# [INSTRUCTION]
Only the lines from the start of the data through the line containing "fn_max = [182, 192, 207, 178]" should be written out, exactly as they are, with both ends included and the pictures left out.
>>
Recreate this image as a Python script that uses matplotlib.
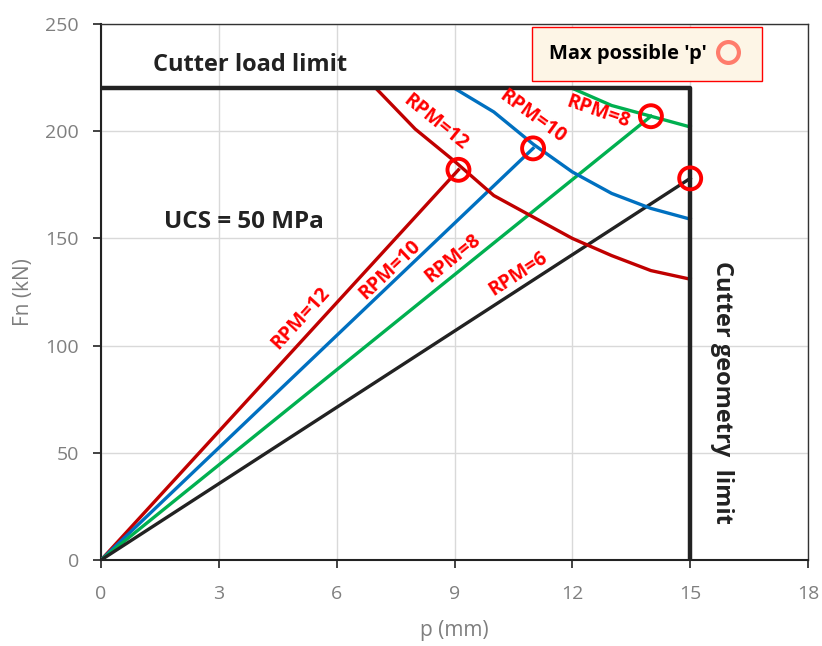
import matplotlib.pyplot as plt
from matplotlib.lines import Line2D

rpm = ["RPM=12", "RPM=10", "RPM=8", "RPM=6"]
colors = ["#C00000", "#0070C0", "#00B050", "#222222"]

# max possible p for each rpm (straight lines from origin end here)
p_max = [9.1, 11.0, 14.0, 15.0]
fn_max = [182, 192, 207, 178]

# thrust-limited curves
p_12 = [7, 8, 9, 10, 11, 12, 13, 14, 15]
fn_12 = [220, 201, 186, 170, 160, 150, 142, 135, 131]
p_10 = [9, 10, 11, 12, 13, 14, 15]
fn_10 = [220, 209, 194, 181, 171, 164, 159]
p_8 = [12, 13, 14, 15]
fn_8 = [220, 212, 207, 202]

load_limit = 220
geom_limit = 15

plt.rcParams['font.family'] = ['Open Sans', 'DejaVu Sans']

fig = plt.figure(figsize=(8.22, 6.46), dpi=100)
ax = fig.add_axes([0.1229, 0.1331, 0.8601, 0.8297])

for i in range(4):
    ax.plot([0, p_max[i]], [0, fn_max[i]], color=colors[i], lw=2.4, zorder=3)
ax.plot(p_12, fn_12, color=colors[0], lw=2.4, zorder=3)
ax.plot(p_10, fn_10, color=colors[1], lw=2.4, zorder=3)
ax.plot(p_8, fn_8, color=colors[2], lw=2.4, zorder=3)

ax.plot([0, geom_limit, geom_limit], [load_limit, load_limit, 0], color="#222222", lw=3.2, zorder=4)

ax.scatter(p_max, fn_max, s=250, facecolors="none", edgecolors="#FF0000", linewidths=2.8, zorder=5)

ax.set_xlim(0, 18)
ax.set_ylim(0, 250)
ax.set_xticks(range(0, 19, 3))
ax.set_yticks(range(0, 251, 50))
ax.grid(True, color="#D9D9D9", lw=1)
ax.set_axisbelow(True)
for s in ["left", "bottom"]:
    ax.spines[s].set_color("#222222")
    ax.spines[s].set_linewidth(1.5)
for s in ["top", "right"]:
    ax.spines[s].set_color("#333333")
    ax.spines[s].set_linewidth(1.0)
ax.tick_params(direction="out", length=6, width=1.2, color="#222222", labelcolor="#7F7F7F", labelsize=14)
ax.tick_params(axis="x", pad=12)
ax.tick_params(axis="y", pad=10)
ax.set_xlabel("p (mm)", color="#7F7F7F", fontsize=15, labelpad=12)
ax.set_ylabel("Fn (kN)", color="#7F7F7F", fontsize=15, labelpad=8)

# labels along straight lines
tk = dict(color="#FF0000", fontsize=14, fontweight="bold", ha="center", va="center", zorder=6)
ax.text(5.08, 113, rpm[0], rotation=47.5, **tk)
ax.text(7.34, 135.5, rpm[1], rotation=43.5, **tk)
ax.text(8.95, 140.5, rpm[2], rotation=39, **tk)
ax.text(10.62, 133.6, rpm[3], rotation=33, **tk)
# labels along curves
ax.text(8.5, 204, rpm[0], rotation=-39, **tk)
ax.text(10.97, 206.6, rpm[1], rotation=-36, **tk)
ax.text(12.65, 209, rpm[2], rotation=-19, **tk)

ax.text(3.8, 230.9, "Cutter load limit", fontsize=17, fontweight="bold", color="#222222", ha="center", va="center")
ax.text(3.63, 157.6, "UCS = 50 MPa", fontsize=17.5, fontweight="bold", color="#222222", ha="center", va="center")
ax.text(15.81, 78, "Cutter geometry  limit", fontsize=17, fontweight="bold", color="#222222",
        rotation=-90, ha="center", va="center")

h = Line2D([], [], ls="none", marker="o", ms=15, mfc="none", mec="#FF7C6C", mew=3)
leg = ax.legend([h], ["Max possible 'p'"], loc="upper right", bbox_to_anchor=(0.935, 0.9944),
                frameon=True, fancybox=False, markerfirst=False, handletextpad=0.2, handlelength=1.7,
                prop={"weight": "bold", "size": 14.5}, borderpad=0.85, borderaxespad=0)
leg.get_frame().set_facecolor("#FDF5E6")
leg.get_frame().set_edgecolor("#FF0000")
leg.get_frame().set_alpha(1)

fig.savefig("out.png", dpi=100)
<<
# [WRITTEN SOLUTION]
Recreate this image as a Python script that uses matplotlib.
import matplotlib.pyplot as plt
from matplotlib.lines import Line2D

rpm = ["RPM=12", "RPM=10", "RPM=8", "RPM=6"]
colors = ["#C00000", "#0070C0", "#00B050", "#222222"]

# max possible p for each rpm (straight lines from origin end here)
p_max = [9.1, 11.0, 14.0, 15.0]
fn_max = [182, 192, 207, 178]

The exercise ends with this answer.